I’m sure your in-group out-group moral theory has some truth to it, but I don’t think it’s fully explanatory in cases like these where the rioters are not literally embattled. They are only loosely, abstractly embattled, and it is far from obvious that the natural reaction to this should be violence. After all, why no violence on this scale before?

Tim Dean · 12th August 2011 at 11:08 pm

Hi David,

You’re absolutely right that in many ways the way one perceives the world is indeed a test of their rationality. But I’m making the point that given the way many of the rioters see the world (arguably an irrational worldview – and certainly a short-sighted and self-defeating one), then they’re behaving rationally within those bounds. I’m making the point because many have dismissed them as being entirely irrational end-to-end, which risks missing the underlying rhyme and reason that is driving much of their behaviour.

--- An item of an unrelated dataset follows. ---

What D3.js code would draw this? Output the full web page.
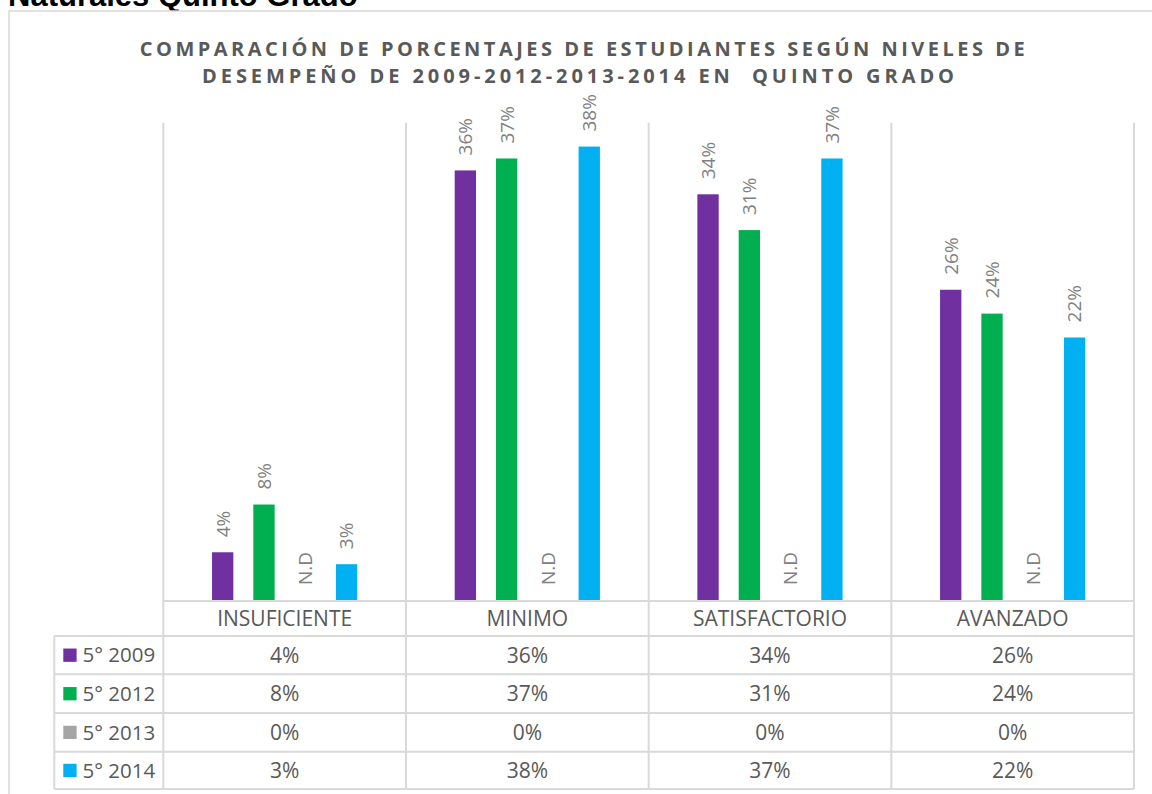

And I’d suggest that self-reporting from the rioters won’t necessarily illuminate their actual reasons for behaving. Their in-group is their mates, and their class in general, which is perceived as being unified under the banner of the dispossessed and forgotten, the ones the system is treating unfairly, thus they deserve to get their own back. Whom they actually identify as being the target is less important than the fact that everyone except their in-group is the out-group.

And it’s true they’re not strictly embattled – they live within a remarkably accommodating welfare state. However they perceive themselves as being embattled, and ultimately it’s perceptions, not reality, that count.

Why no violence like this before? I think this kind of behaviour requires a trigger to tip behaviour of a few over the edge, whereby it’s perceived by others as being possible and permissible for them to do so too. There’s a threshold to reach – but once reached, the mob tips over the edge.

And it has happened before – often triggered by a single act, such as the trial of the police who beat Rodney King sparking riots in L.A.